A sweeping 2007 immigration bill proposed raising the cap on the visas to 115,000 in 2008, but it was defeated in the Senate in June. Microsoft is taking matters into its own hands. In September the company opened a development office in Vancouver, Canada, largely to employ foreign workers who were prohibited from employment in the U.S. "We haven't given up hope," Krumholtz says.
McCain was a strong supporter of President Bush's attempt at immigration reform, which also included a path to citizenship for illegal immigrants and measures to strengthen border security. According to McCain policy director Douglas Holtz-Eakin, standalone H-1B legislation could also be a possibility. In a policy paper written for BusinessWeek.com, the McCain campaign says the Arizona senator supports expansion of the H-1B cap but that the measure alone won't make the U.S. more competitive. "Opening new and integrated world markets won't automatically translate into higher quality of life for every American," the paper says, echoing a position taken by opponents of H-1Bs. The government should do more to help U.S. workers get education and training, McCain's campaign says.
Edwards' position may be seen as less tech-friendly. He would require employers to show they couldn't have given an H-1B job to an American, and he would increase fees for companies that employ H-1B workers, his campaign says.

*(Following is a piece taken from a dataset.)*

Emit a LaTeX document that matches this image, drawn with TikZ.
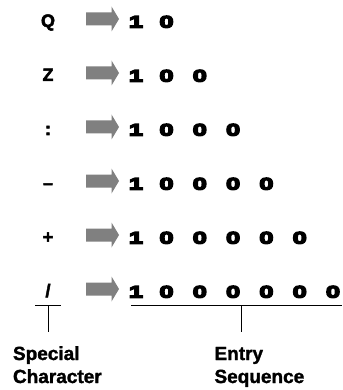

Now, first off, "tech" isn't just the interest of tech shareholders. I would suggest that low-cost H-1b visas are similar to paying farmers not to grow crops. You get higher prices at the expense of a loss of overall productivity capacity. These Visas are extremely valuable. Edward's proposed fee increases are nowhere near the level that would be necessary to equalize supply and demand. Doing that would require something like an auction. Now, with an auction, tech companies could get a visa pretty much whenever they really needed-and were willing and able to pay. The proceeds could be used for something like education of US technical workers-or R&D grants, that would tend to benefit tech companies-so the net cost to tech companies would be zero—but the relative cost of US tech workers and foreign tech workers would change substantially.
The thing is, this isn't about technical competitiveness of the USA, or helping poor people in India or China. It is about maintaining huge corporate welfare grants that benefit the wealthy in the US.